The lender called on the world's top oil exporter to continue "bold structural changes" but to "resist the temptation to re-expand government spending in line with higher oil prices", in a statement late on Tuesday.
Saudi Arabia has embarked on an ambitious reform drive, known as Vision 2030, as it seeks to reduce dependence on oil, diversify its income streams and modernise the economy.
But figures released by the finance ministry last week show spending soared 18 percent to $53.5 billion in the first quarter of this year, outstripping a 15 percent increase in revenues, which hit $44.3 billion.
This created a quarterly budget shortfall of $9.2 billion, up 31 percent on the first three months of 2017.
Despite the rising deficit, the IMF also congratulated the Kingdom for measures designed to boost non-oil revenues, in the wake of the 2014 crash in crude prices.
"Saudi Arabia is making good progress in implementing its ambitious reform program," the Fund said, at the end of a visit to the country.
Bolstering the national purse, the government has hiked local fuel and electricity prices, levied heavy charges on expatriate families and introduced a value-added tax (VAT) at the start of this year.

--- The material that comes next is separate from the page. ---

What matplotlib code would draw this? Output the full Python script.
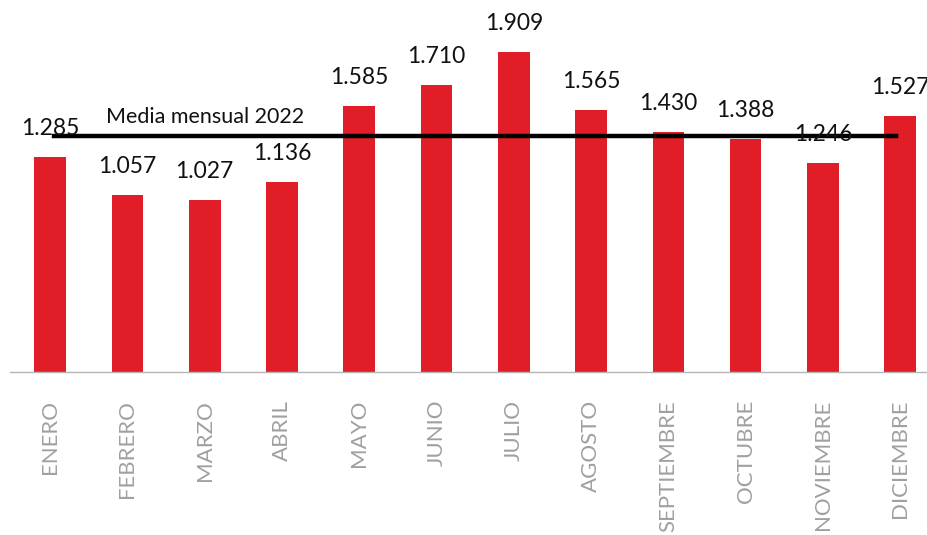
import matplotlib
matplotlib.use("Agg")
import matplotlib.pyplot as plt
import numpy as np

months = ["ENERO", "FEBRERO", "MARZO", "ABRIL", "MAYO", "JUNIO", "JULIO",
          "AGOSTO", "SEPTIEMBRE", "OCTUBRE", "NOVIEMBRE", "DICIEMBRE"]
values = [1285, 1057, 1027, 1136, 1585, 1710, 1909, 1565, 1430, 1388, 1246, 1527]
value_labels = ["1.285", "1.057", "1.027", "1.136", "1.585", "1.710", "1.909",
                "1.565", "1.430", "1.388", "1.246", "1.527"]
mean_label = "Media mensual 2022"

plt.rcParams['font.family'] = ['Lato', 'DejaVu Sans']

fig = plt.figure(figsize=(9.28, 5.35), dpi=100)
ax = fig.add_axes([10/928, 163/535, 918/928, 372/535])

x = np.arange(len(months))
ax.bar(x, values, width=0.41, color="#E11E27", zorder=2)

mean_val = np.mean(values)
ax.plot([0.05, 10.95], [mean_val, mean_val], color="black", lw=3.2, zorder=3)
ax.text(2.0, mean_val + 55, mean_label, ha="center", va="bottom", fontsize=15.5,
        color="#111111", zorder=4)

for xi, v, lab in zip(x, values, value_labels):
    ax.annotate(lab, (xi, v), xytext=(0, 13), textcoords="offset points",
                ha="center", va="bottom", fontsize=16.5, color="#111111", zorder=4)

ax.set_xlim(-0.52, 11.36)
ax.set_ylim(0, 2219)
ax.set_xticks(x)
ax.set_xticklabels(months, rotation=90, fontsize=16, color="#a0a0a0",
                   fontweight="normal", va="top")
ax.tick_params(axis="x", length=0, pad=20)
ax.set_yticks([])
for s in ["top", "right", "left"]:
    ax.spines[s].set_visible(False)
ax.spines["bottom"].set_color("#b5b5b5")
ax.spines["bottom"].set_linewidth(1)

fig.savefig("out.png", dpi=100)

"The VAT is a milestone achievement in strengthening the tax culture and tax administration of the country," said the IMF, while adding "further gradual energy price increases should continue" for local consumers.
The Riyadh-based Jadwa economic think-tank said much of the rise in spending was due to higher "social benefits", notably the so-called "Citizen's Account" which compensates low-income Saudis for VAT and the rise in fuel prices.
"The Q1 2018 quarterly budget shows that the government's efforts to raise non-oil revenue are going to plan, with sizable rises in tax income," Jadwa said in a report last week.
Saudi Arabia has posted a budget deficit since 2014 after the crash in oil prices, with shortfalls totalling $260 billion in the past four years.
The government projects a 2018 deficit of $52 billion.
The Saudi economy shrank 0.7 percent in 2017, the first contraction since 2009, but the IMF forecasts a return to growth this year.